• [Challenge]
Set down the data below from its first line to the line holding "1919, 2192, 2519];", inclusive; omit all pictures.

--- start of Information provided ---

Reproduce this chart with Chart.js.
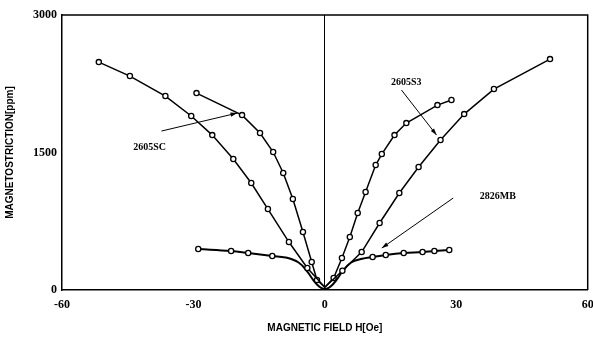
<!DOCTYPE html>
<html>
<head>
<meta charset="utf-8">
<script src="https://cdn.jsdelivr.net/npm/chart.js@4/dist/chart.umd.min.js"></script>
<style>
  html, body { margin: 0; padding: 0; background: #fff; }
  #wrap { width: 593px; height: 338px; }
</style>
</head>
<body>
<div id="wrap"><canvas id="msChart"></canvas></div>
<script>
// magnetic field (Oe) and magnetostriction (ppm)
const fieldS3 = [-51.6, -44.5, -36.4, -30.5, -25.7, -20.9, -16.8, -13.0, -8.2, -4.0, 0, 4.0, 8.4, 12.5, 17.0, 21.4, 26.4, 31.8, 38.6, 51.4];
const strainS3 = [2486, 2334, 2116, 1898, 1690, 1429, 1167, 883, 523, 240, 30, 210, 414, 731, 1058, 1341, 1636, 1919, 2192, 2519];

const fieldSC = [-29.3, -18.9, -14.8, -11.8, -9.5, -7.3, -5.0, -3.0, -1.8, 0, 2.0, 3.9, 5.7, 7.5, 9.3, 11.6, 13.0, 15.9, 18.6, 25.7, 28.9];
const strainSC = [2148, 1908, 1712, 1505, 1276, 992, 632, 305, 109, 30, 131, 349, 578, 840, 1069, 1363, 1483, 1690, 1821, 2017, 2072];

const fieldMB = [-28.9, -21.4, -17.5, -12.0, -9, -6, -4, -2, 0, 2, 4, 6, 8.5, 10.9, 13.9, 18.0, 22.3, 25.0, 28.4];
const strainMB = [447, 425, 403, 371, 355, 300, 200, 70, 10, 70, 200, 300, 340, 360, 382, 403, 414, 425, 436];
// points on the figure that carry no circle marker
const unmarkedMB = [-9, -6, -4, -2, 0, 2, 4, 6, 8.5];

const xTicks = [-60, -30, 0, 30, 60];
const yTicks = [0, 1500, 3000];

// curve labels with arrows, in data units
const labels = [
  { text: '2605SC', x: -40, y: 1560, from: [-37.3, 1734], to: [-20, 1930] },
  { text: '2605S3', x: 18.6, y: 2268, from: [17.5, 2181], to: [25.5, 1690] },
  { text: '2826MB', x: 39.5, y: 1025, from: [29.3, 1003], to: [13, 458] }
];

function pts(xs, ys) {
  return xs.map((x, i) => ({ x: x, y: ys[i] }));
}

const labelPlugin = {
  id: 'labelPlugin',
  afterDatasetsDraw(chart) {
    const ctx = chart.ctx;
    const a = chart.chartArea;
    const sx = chart.scales.x, sy = chart.scales.y;
    ctx.save();
    // box frame top and right
    ctx.strokeStyle = '#000';
    ctx.lineWidth = 1.5;
    ctx.beginPath();
    ctx.moveTo(a.left, a.top);
    ctx.lineTo(a.right, a.top);
    ctx.lineTo(a.right, a.bottom);
    ctx.stroke();

    ctx.font = 'bold 10px "Liberation Serif"';
    ctx.fillStyle = '#000';
    ctx.textAlign = 'center';
    ctx.textBaseline = 'middle';
    labels.forEach(l => {
      ctx.fillText(l.text, sx.getPixelForValue(l.x), sy.getPixelForValue(l.y));
      const x1 = sx.getPixelForValue(l.from[0]), y1 = sy.getPixelForValue(l.from[1]);
      const x2 = sx.getPixelForValue(l.to[0]), y2 = sy.getPixelForValue(l.to[1]);
      ctx.lineWidth = 1;
      ctx.beginPath();
      ctx.moveTo(x1, y1);
      ctx.lineTo(x2, y2);
      ctx.stroke();
      const ang = Math.atan2(y2 - y1, x2 - x1);
      ctx.beginPath();
      ctx.moveTo(x2, y2);
      ctx.lineTo(x2 - 7 * Math.cos(ang - 0.3), y2 - 7 * Math.sin(ang - 0.3));
      ctx.lineTo(x2 - 7 * Math.cos(ang + 0.3), y2 - 7 * Math.sin(ang + 0.3));
      ctx.closePath();
      ctx.fill();
    });
    ctx.restore();
  }
};

function curve(data, extra) {
  return Object.assign({
    data: data,
    showLine: true,
    borderColor: '#000',
    borderWidth: 1.5,
    pointRadius: 2.6,
    pointBorderWidth: 1.3,
    pointBackgroundColor: '#fff',
    pointBorderColor: '#000',
    tension: 0
  }, extra);
}

new Chart(document.getElementById('msChart'), {
  type: 'scatter',
  data: {
    datasets: [
      curve(pts(fieldS3, strainS3), {
        label: '2605S3',
        pointRadius: ctx => (Math.abs(fieldS3[ctx.dataIndex]) < 1 ? 0 : 2.6)
      }),
      curve(pts(fieldSC, strainSC), {
        label: '2605SC',
        pointRadius: ctx => (fieldSC[ctx.dataIndex] === 0 ? 0 : 2.6)
      }),
      curve(pts(fieldMB, strainMB), {
        label: '2826MB',
        tension: 0.4,
        borderWidth: 2,
        pointRadius: ctx => (unmarkedMB.includes(fieldMB[ctx.dataIndex]) ? 0 : 2.6)
      })
    ]
  },
  options: {
    responsive: true,
    maintainAspectRatio: false,
    animation: false,
    layout: { padding: { top: 15, right: 3, left: 0, bottom: 0 } },
    plugins: {
      legend: { display: false },
      tooltip: { enabled: false }
    },
    scales: {
      x: {
        type: 'linear',
        min: -60,
        max: 60,
        afterBuildTicks: s => { s.ticks = xTicks.map(v => ({ value: v })); },
        afterFit: s => { s.height = 48; s.paddingRight = 0; s.paddingLeft = 0; },
        border: { color: '#000', width: 1.5 },
        grid: {
          drawTicks: false,
          color: c => (c.tick && c.tick.value === 0 ? '#000' : 'rgba(0,0,0,0)'),
          lineWidth: 1
        },
        ticks: {
          padding: 8,
          color: '#000',
          callback: v => String(v),
          font: { family: '"Liberation Serif"', size: 12, weight: 'bold' }
        },
        title: {
          display: true,
          text: 'MAGNETIC FIELD H[Oe]',
          color: '#000',
          padding: { top: 4 },
          font: { family: '"Liberation Sans"', size: 10, weight: 'bold' }
        }
      },
      y: {
        min: 0,
        max: 3000,
        afterBuildTicks: s => { s.ticks = yTicks.map(v => ({ value: v })); },
        afterFit: s => { s.width = 62; s.paddingTop = 0; s.paddingBottom = 0; },
        border: { color: '#000', width: 1.5 },
        grid: { display: false, drawTicks: false },
        ticks: {
          padding: 5,
          color: '#000',
          callback: v => String(v),
          font: { family: '"Liberation Serif"', size: 12, weight: 'bold' }
        },
        title: {
          display: true,
          text: 'MAGNETOSTRICTION[ppm]',
          color: '#000',
          padding: { bottom: 4 },
          font: { family: '"Liberation Sans"', size: 10, weight: 'bold' }
        }
      }
    }
  },
  plugins: [labelPlugin]
});
</script>
</body>
</html>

--- end of Information provided ---

• [Solution to this exercise]
Reproduce this chart with Chart.js.
<!DOCTYPE html>
<html>
<head>
<meta charset="utf-8">
<script src="https://cdn.jsdelivr.net/npm/chart.js@4/dist/chart.umd.min.js"></script>
<style>
  html, body { margin: 0; padding: 0; background: #fff; }
  #wrap { width: 593px; height: 338px; }
</style>
</head>
<body>
<div id="wrap"><canvas id="msChart"></canvas></div>
<script>
// magnetic field (Oe) and magnetostriction (ppm)
const fieldS3 = [-51.6, -44.5, -36.4, -30.5, -25.7, -20.9, -16.8, -13.0, -8.2, -4.0, 0, 4.0, 8.4, 12.5, 17.0, 21.4, 26.4, 31.8, 38.6, 51.4];
const strainS3 = [2486, 2334, 2116, 1898, 1690, 1429, 1167, 883, 523, 240, 30, 210, 414, 731, 1058, 1341, 1636, 1919, 2192, 2519];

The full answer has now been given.